:: MATERIAL ::
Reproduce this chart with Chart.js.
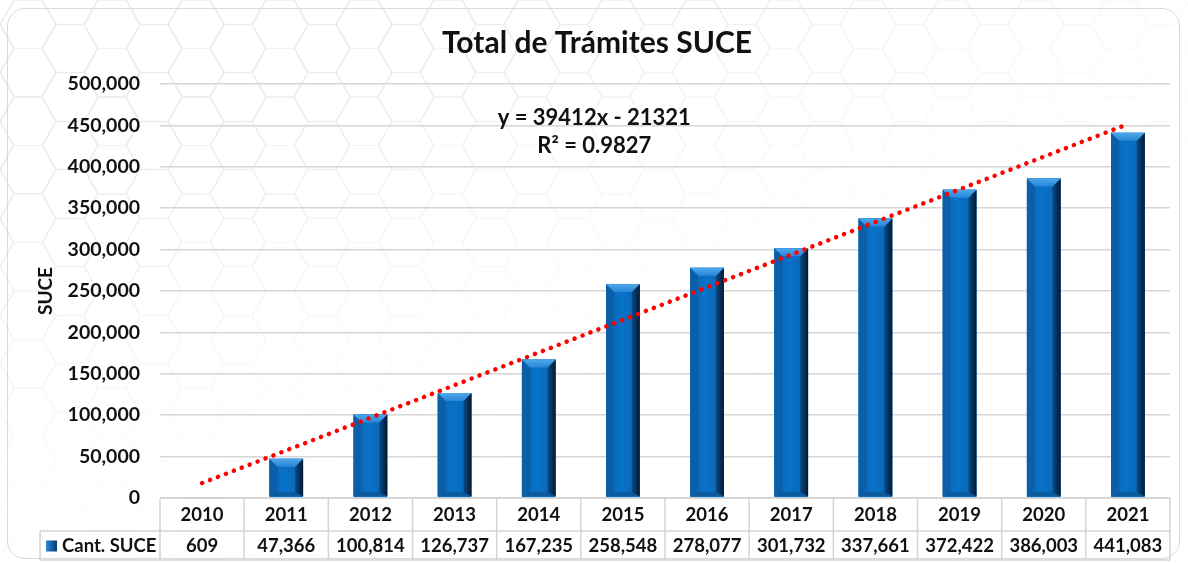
<!DOCTYPE html>
<html>
<head>
<meta charset="utf-8">
<script src="https://cdn.jsdelivr.net/npm/chart.js@4.4.0/dist/chart.umd.min.js"></script>
<style>
  html, body { margin: 0; padding: 0; background: #fff; }
  #wrap {
    position: absolute; left: 0; top: 0; width: 1188px; height: 563px;
    background-image: url("data:image/svg+xml;utf8,<svg xmlns='http://www.w3.org/2000/svg' width='84' height='48.5'><path d='M0,24.25 L14,0 L42,0 L56,24.25 L42,48.5 L14,48.5 Z M56,24.25 L84,24.25' fill='none' stroke='%23e9ebee' stroke-width='1.6'/></svg>");
  }
  #fade {
    position: absolute; left: 0; top: 0; width: 1188px; height: 563px;
    background: linear-gradient(160deg, rgba(255,255,255,0) 18%, rgba(255,255,255,0.8) 48%, #fff 72%);
  }
  #panel {
    position: absolute; left: 7px; top: 8px; width: 1173px; height: 551px;
    border: 1.5px solid #d3dbe6; border-radius: 18px; box-sizing: border-box;
  }
  #box { position: absolute; left: 0; top: 0; width: 1188px; height: 563px; }
</style>
</head>
<body>
<div id="wrap"></div>
<div id="fade"></div>
<div id="panel"></div>
<div id="box"><canvas id="chart"></canvas></div>
<script>
// data
var years = ["2010", "2011", "2012", "2013", "2014", "2015", "2016", "2017", "2018", "2019", "2020", "2021"];
var cantSuce = [609, 47366, 100814, 126737, 167235, 258548, 278077, 301732, 337661, 372422, 386003, 441083];
var trendYears = ["2010", "2021"];
var trendValues = [18091, 451623];
var equationLines = ["y = 39412x - 21321", "R² = 0.9827"];
var seriesName = "Cant. SUCE";

var FONT = "Lato, 'Open Sans', sans-serif";

function fmt(v) { return v.toLocaleString("en-US"); }

// 3D bevel look on the bars
var bevelPlugin = {
    id: "bevel",
    afterDatasetDraw: function (chart, args) {
        if (args.index !== 0) return;
        var ctx = chart.ctx;
        args.meta.data.forEach(function (bar) {
            var p = bar.getProps(["x", "y", "width", "base"], true);
            var l = p.x - p.width / 2, r = p.x + p.width / 2, t = p.y, b = p.base - 1;
            if (b - t < 1) return;
            var d = Math.min(8, (b - t) / 2);
            var db = Math.min(4, (b - t) / 2);
            ctx.save();
            // face
            var g = ctx.createLinearGradient(l, 0, r, 0);
            g.addColorStop(0, "#0a62ae");
            g.addColorStop(0.45, "#0872c9");
            g.addColorStop(1, "#0a62ae");
            ctx.fillStyle = g;
            ctx.fillRect(l, t, r - l, b - t);
            // left
            ctx.beginPath();
            ctx.moveTo(l, t); ctx.lineTo(l + d, t + d); ctx.lineTo(l + d, b - db); ctx.lineTo(l, b); ctx.closePath();
            ctx.fillStyle = "#0b5fa8"; ctx.fill();
            // bottom
            ctx.beginPath();
            ctx.moveTo(l, b); ctx.lineTo(l + d, b - db); ctx.lineTo(r - d, b - db); ctx.lineTo(r, b); ctx.closePath();
            ctx.fillStyle = "#0b5a9c"; ctx.fill();
            // right
            ctx.beginPath();
            ctx.moveTo(r, t); ctx.lineTo(r, b); ctx.lineTo(r - d, b - db); ctx.lineTo(r - d, t + d); ctx.closePath();
            var gr = ctx.createLinearGradient(r - d, 0, r, 0);
            gr.addColorStop(0, "#0a4a86"); gr.addColorStop(1, "#031a33");
            ctx.fillStyle = gr; ctx.fill();
            // top
            ctx.beginPath();
            ctx.moveTo(l, t); ctx.lineTo(r, t); ctx.lineTo(r - d, t + d); ctx.lineTo(l + d, t + d); ctx.closePath();
            var gt = ctx.createLinearGradient(0, t, 0, t + d);
            gt.addColorStop(0, "#4fa8ec"); gt.addColorStop(1, "#2786d6");
            ctx.fillStyle = gt; ctx.fill();
            ctx.restore();
        });
    }
};

// trendline equation + data table under the plot
var tablePlugin = {
    id: "dataTable",
    afterDraw: function (chart) {
        var ctx = chart.ctx, area = chart.chartArea, xs = chart.scales.x;
        var step = (area.right - area.left) / years.length;
        var top = area.bottom, mid = top + 33, bot = mid + 29;
        var tableLeft = 40;
        ctx.save();

        // equation label
        ctx.fillStyle = "#111";
        ctx.font = "bold 22px " + FONT;
        ctx.textAlign = "center";
        ctx.textBaseline = "middle";
        var ex = area.left + (area.right - area.left) * 0.43;
        ctx.fillText(equationLines[0], ex, area.top + 34);
        ctx.fillText(equationLines[1], ex, area.top + 62);

        // grid of the table
        ctx.strokeStyle = "#d4d4d4";
        ctx.lineWidth = 1.5;
        ctx.beginPath();
        ctx.moveTo(area.left, top); ctx.lineTo(area.right, top);
        ctx.moveTo(tableLeft, mid); ctx.lineTo(area.right, mid);
        ctx.moveTo(tableLeft, bot); ctx.lineTo(area.right, bot);
        ctx.moveTo(tableLeft, mid); ctx.lineTo(tableLeft, bot);
        for (var i = 0; i <= years.length; i++) {
            var gx = area.left + step * i;
            ctx.moveTo(gx, top); ctx.lineTo(gx, bot);
        }
        ctx.stroke();

        ctx.font = "bold 18.5px " + FONT;
        ctx.fillStyle = "#111";
        years.forEach(function (y, i) {
            var cx = xs.getPixelForValue(i);
            ctx.fillText(y, cx, (top + mid) / 2 + 1);
            ctx.fillText(fmt(cantSuce[i]), cx, (mid + bot) / 2 + 1);
        });

        // legend key
        var ky = (mid + bot) / 2;
        var gk = ctx.createLinearGradient(46, 0, 57, 0);
        gk.addColorStop(0, "#2a8ad8"); gk.addColorStop(1, "#063a6e");
        ctx.fillStyle = gk;
        ctx.fillRect(46, ky - 5, 11, 11);
        ctx.fillStyle = "#111";
        ctx.textAlign = "left";
        ctx.fillText(seriesName, 62, ky + 1);
        ctx.restore();
    }
};

var ctx = document.getElementById("chart").getContext("2d");
var chart = new Chart(ctx, {
    data: {
        labels: years,
        datasets: [
            {
                type: "bar",
                label: seriesName,
                data: cantSuce,
                backgroundColor: "#0872c9",
                barPercentage: 0.4,
                categoryPercentage: 1.0,
                order: 1
            },
            {
                type: "line",
                label: "Tendencia",
                data: trendYears.map(function (y, i) { return { x: y, y: trendValues[i] }; }),
                borderColor: "#ff0000",
                borderWidth: 4.5,
                borderDash: [0.1, 8.4],
                borderCapStyle: "round",
                pointRadius: 0,
                fill: false,
                order: 0
            }
        ]
    },
    options: {
        responsive: true,
        maintainAspectRatio: false,
        animation: false,
        layout: { padding: { left: 24, right: 18, top: 0, bottom: 65 } },
        plugins: {
            legend: { display: false },
            tooltip: { enabled: false },
            title: {
                display: true,
                text: "Total de Trámites SUCE",
                color: "#111",
                font: { family: FONT, size: 30, weight: "bold" },
                padding: { top: 25, bottom: 23 }
            }
        },
        scales: {
            x: { display: false },
            y: {
                min: 0,
                max: 500000,
                afterFit: function (s) { s.width = 136; },
                ticks: {
                    stepSize: 50000,
                    padding: 20,
                    color: "#111",
                    font: { family: FONT, size: 19.5, weight: "bold" },
                    callback: function (v) { return fmt(v); }
                },
                grid: { color: "#d6d6d6", lineWidth: 1.5, drawTicks: false },
                border: { display: false },
                title: {
                    display: true,
                    text: "SUCE",
                    color: "#111",
                    font: { family: FONT, size: 19, weight: "bold" },
                    padding: { top: 10, bottom: 0 }
                }
            }
        }
    },
    plugins: [bevelPlugin, tablePlugin]
});
</script>
</body>
</html>
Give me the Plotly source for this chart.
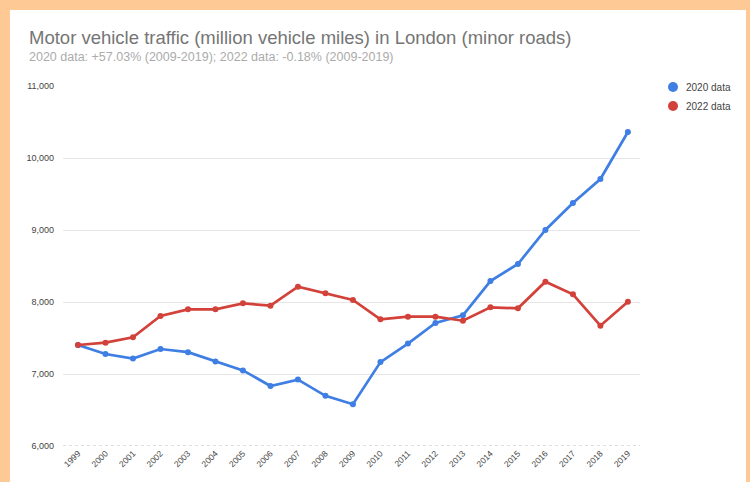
import plotly.graph_objects as go

years = list(range(1999, 2020))
data_2020 = [7403, 7278, 7215, 7347, 7303, 7175, 7050, 6833, 6922, 6697, 6580,
             7165, 7422, 7708, 7815, 8290, 8528, 9000, 9375, 9708, 10361]
data_2022 = [7403, 7435, 7509, 7806, 7898, 7898, 7981, 7949, 8213, 8120, 8028,
             7759, 7796, 7796, 7740, 7926, 7912, 8282, 8107, 7671, 8004]
y_ticks = [6000, 7000, 8000, 9000, 10000, 11000]
series_names = ["2020 data", "2022 data"]

title = "Motor vehicle traffic (million vehicle miles) in London (minor roads)"
subtitle = "2020 data: +57.03% (2009-2019); 2022 data: -0.18% (2009-2019)"

BLUE = "#3F7EE3"
RED = "#D2423A"
ORANGE = "#FFC996"
FONT = "Liberation Sans, Arial, sans-serif"

fig = go.Figure()
fig.add_trace(go.Scatter(x=years, y=data_2020, name=series_names[0], mode="lines+markers",
                         line=dict(color=BLUE, width=2.7), marker=dict(color=BLUE, size=6)))
fig.add_trace(go.Scatter(x=years, y=data_2022, name=series_names[1], mode="lines+markers",
                         line=dict(color=RED, width=2.7), marker=dict(color=RED, size=6)))

L, R, T, B = 63, 110, 86, 36
W, H = 750, 482
pw, ph = W - L - R, H - T - B

def px_x(p):
    return (p - L) / pw

def px_y(p):
    return (H - B - p) / ph

shapes = [dict(type="rect", xref="paper", yref="paper",
               x0=px_x(10), x1=px_x(746), y0=px_y(483), y1=px_y(10),
               fillcolor="white", line=dict(width=0), layer="below")]
annotations = [
    dict(text=title, xref="paper", yref="paper", x=px_x(27), y=px_y(37),
         xanchor="left", yanchor="middle", showarrow=False,
         font=dict(size=18.5, color="#757575", family=FONT)),
    dict(text=subtitle, xref="paper", yref="paper", x=px_x(27), y=px_y(57),
         xanchor="left", yanchor="middle", showarrow=False,
         font=dict(size=12.5, color="#ABABAB", family=FONT)),
]
# legend (drawn manually to match compact spacing)
for i, (name, col) in enumerate(zip(series_names, [BLUE, RED])):
    cy = 87 + 19 * i
    shapes.append(dict(type="circle", xref="paper", yref="paper",
                       x0=px_x(668), x1=px_x(678), y0=px_y(cy + 5), y1=px_y(cy - 5),
                       fillcolor=col, line=dict(width=0)))
    annotations.append(dict(text=name, xref="paper", yref="paper", x=px_x(684), y=px_y(cy),
                            xanchor="left", yanchor="middle", showarrow=False,
                            font=dict(size=10, color="#444444", family=FONT)))

fig.update_layout(
    width=W, height=H,
    margin=dict(l=L, r=R, t=T, b=B, pad=0),
    paper_bgcolor=ORANGE,
    plot_bgcolor="white",
    font=dict(family=FONT, color="#555555"),
    showlegend=False,
    shapes=shapes,
    annotations=annotations,
    xaxis=dict(range=[1998.455, 2019.44], tickvals=years, ticktext=[str(y) for y in years],
               tickangle=-45, tickfont=dict(size=8.5, color="#444444"),
               showgrid=False, zeroline=False, showline=False, ticks=""),
    yaxis=dict(range=[6000, 11000], tickvals=y_ticks,
               ticktext=[f"{v:,}" for v in y_ticks],
               tickfont=dict(size=9, color="#444444"),
               gridcolor="#E6E6E6", gridwidth=1, zeroline=False, showline=False,
               ticks="", ticklabelstandoff=8),
)
fig.add_hline(y=6000, line=dict(color="#BDBDBD", width=1, dash="dot"))

fig.write_html("out.html")
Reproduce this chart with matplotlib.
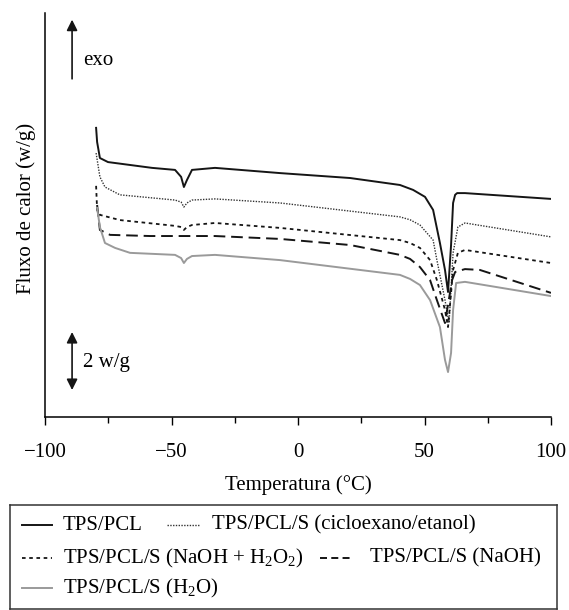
import matplotlib
matplotlib.use("Agg")
import matplotlib.pyplot as plt
from matplotlib.ticker import MultipleLocator

plt.rcParams['font.family'] = ['Liberation Serif', 'DejaVu Serif']
plt.rcParams['mathtext.fontset'] = 'custom'
plt.rcParams['mathtext.rm'] = 'Liberation Serif'
plt.rcParams['mathtext.default'] = 'regular'

# ---------------- data (Temperature °C, heat flow w/g, relative offsets) ----------------
T_pcl = [-79.8, -79.4, -78.3, -75.1, -57.7, -48.6, -46.2, -45.1, -43.9, -41.9, -32.8, -7.1,
         20.6, 40.3, 45.5, 50.2, 53.4, 56.1, 58.1, 59.3, 60.5, 61.3, 62.1, 62.9, 66.0, 100]
Q_pcl = [9.97, 9.48, 8.93, 8.79, 8.59, 8.52, 8.28, 7.93, 8.17, 8.52, 8.59, 8.41,
         8.24, 8.00, 7.83, 7.59, 7.14, 6.00, 5.07, 4.31, 5.93, 7.38, 7.66, 7.72, 7.72, 7.52]

T_cic = [-79.8, -78.3, -76.3, -70.4, -48.6, -46.2, -45.1, -43.9, -41.9, -32.8, -7.1,
         40.3, 44.3, 48.2, 53.4, 54.9, 58.1, 59.7, 61.3, 63.2, 66.0, 100]
Q_cic = [9.10, 8.28, 7.93, 7.66, 7.48, 7.41, 7.24, 7.38, 7.48, 7.52, 7.38,
         6.90, 6.80, 6.62, 6.10, 5.41, 4.03, 3.24, 5.66, 6.55, 6.69, 6.21]

T_nh = [-79.8, -79.4, -78.3, -70.4, -48.6, -46.2, -45.1, -43.9, -41.9, -32.8, -7.1,
        40.3, 44.3, 48.2, 52.2, 54.9, 58.1, 59.3, 61.3, 63.2, 66.0, 100]
Q_nh = [7.97, 7.14, 6.97, 6.79, 6.59, 6.55, 6.45, 6.55, 6.62, 6.69, 6.52,
        6.10, 6.00, 5.83, 5.41, 4.72, 3.69, 3.10, 5.07, 5.66, 5.76, 5.31]

T_naoh = [-79.4, -78.3, -74.3, -58.5, -32.8, -7.1, 20.6, 40.3, 44.3, 48.2, 52.2, 54.9,
          58.1, 60.9, 62.1, 66.0, 71.9, 100]
Q_naoh = [7.31, 6.45, 6.28, 6.24, 6.24, 6.14, 5.93, 5.59, 5.45, 5.17, 4.72, 4.03,
          3.24, 4.72, 5.00, 5.10, 5.07, 4.28]

T_h2o = [-79.4, -78.3, -76.3, -72.3, -66.4, -48.6, -46.2, -45.1, -43.9, -41.9, -32.8, -7.1,
         40.3, 44.3, 48.2, 52.2, 56.1, 58.1, 59.3, 60.5, 61.3, 62.5, 66.0, 100]
Q_h2o = [7.21, 6.55, 6.00, 5.83, 5.66, 5.59, 5.48, 5.31, 5.45, 5.55, 5.59, 5.41,
         4.90, 4.76, 4.55, 4.03, 3.10, 1.97, 1.55, 2.21, 3.69, 4.62, 4.66, 4.17]

labels = ['TPS/PCL', 'TPS/PCL/S (cicloexano/etanol)', r'TPS/PCL/S (NaOH + H$_2$O$_2$)',
          'TPS/PCL/S (NaOH)', r'TPS/PCL/S (H$_2$O)']
x_ticks = [-100, -50, 0, 50, 100]
scale_bar = 2.0  # w/g

# ---------------- styles ----------------
styles = [
    dict(color='#151515', lw=1.4, ls='-'),
    dict(color='#333333', lw=1.0, ls=(0, (1, 1))),
    dict(color='#151515', lw=1.3, ls=(0, (2, 2))),
    dict(color='#151515', lw=1.4, ls=(0, (6, 3))),
    dict(color='#9a9a9a', lw=1.4, ls='-'),
]
legend_styles = [dict(s) for s in styles]
legend_styles[3]['ls'] = (0, (3.6, 2.2))

W, H = 569, 610
fig = plt.figure(figsize=(W / 100, H / 100), dpi=100)
ax = fig.add_axes([45 / W, 1 - 417 / H, (551 - 45) / W, (417 - 13) / H])

series = [(T_pcl, Q_pcl), (T_cic, Q_cic), (T_nh, Q_nh), (T_naoh, Q_naoh), (T_h2o, Q_h2o)]
for (t, q), st in zip(series, styles):
    ax.plot(t, q, **st)

ax.set_xlim(-100, 100)
ax.set_ylim(0, 13.93)
ax.set_xticks(x_ticks)
ax.xaxis.set_minor_locator(MultipleLocator(25))
ax.tick_params(axis='x', which='major', direction='out', length=6, width=1, labelsize=15, pad=13)
ax.tick_params(axis='x', which='minor', direction='out', length=4, width=1)
ax.set_yticks([])
for s in ['top', 'right']:
    ax.spines[s].set_visible(False)
for s in ['left', 'bottom']:
    ax.spines[s].set_linewidth(1.1)

ax.set_xlabel('Temperatura (°C)', fontsize=15, labelpad=9)
ax.set_ylabel('Fluxo de calor (w/g)', fontsize=15, va='center')
ax.yaxis.set_label_coords((26 - 45) / 506, (417 - 208) / 404)

# exo arrow
xa = -89.3
ax.annotate('', xy=(xa, 13.7), xytext=(xa, 11.66),
            arrowprops=dict(arrowstyle='-|>', color='#151515', lw=1.2, mutation_scale=16,
                            shrinkA=0, shrinkB=0))
ax.text(-85.0, 12.3, 'exo', fontsize=15, va='center', ha='left')
# scale arrow 2 w/g
y0 = 0.93
ax.annotate('', xy=(xa, y0 + scale_bar), xytext=(xa, y0),
            arrowprops=dict(arrowstyle='<|-|>', color='#151515', lw=1.2, mutation_scale=16,
                            shrinkA=0, shrinkB=0))
ax.text(-85.0, y0 + scale_bar / 2 - 0.05, '2 w/g', fontsize=15, va='center', ha='left')

# ---------------- legend box (manual layout) ----------------
lx0, lx1, ly0, ly1 = 10, 557, 505, 609
lax = fig.add_axes([lx0 / W, 1 - ly1 / H, (lx1 - lx0) / W, (ly1 - ly0) / H])
lax.set_xlim(lx0, lx1)
lax.set_ylim(ly1, ly0)
lax.set_xticks([])
lax.set_yticks([])
for s in lax.spines.values():
    s.set_linewidth(1.1)
    s.set_color('#333333')

entries = [  # (line x0, line x1, text x, y)
    (22, 52, 63, 525),
    (167, 200, 212, 525),
    (22, 52, 63, 558),
    (320, 350, 370, 558),
    (22, 52, 63, 588),
]
for (x0, x1, xt, yy), st, lab in zip(entries, legend_styles, labels):
    lax.plot([x0, x1], [yy, yy], **st)
    lax.text(xt, yy, lab, fontsize=15, va='center', ha='left')

fig.savefig('out.png', dpi=100)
:::
WHAT YOU WILL DO:
Quote exactly what appears from the line containing "Reproduce this chart with matplotlib." through the line containing "plt.rcParams['mathtext.default'] = 'regular'", both included, except for the pictures, and nothing more.

OUTPUT OF THE EXERCISE:
Reproduce this chart with matplotlib.
import matplotlib
matplotlib.use("Agg")
import matplotlib.pyplot as plt
from matplotlib.ticker import MultipleLocator

plt.rcParams['font.family'] = ['Liberation Serif', 'DejaVu Serif']
plt.rcParams['mathtext.fontset'] = 'custom'
plt.rcParams['mathtext.rm'] = 'Liberation Serif'
plt.rcParams['mathtext.default'] = 'regular'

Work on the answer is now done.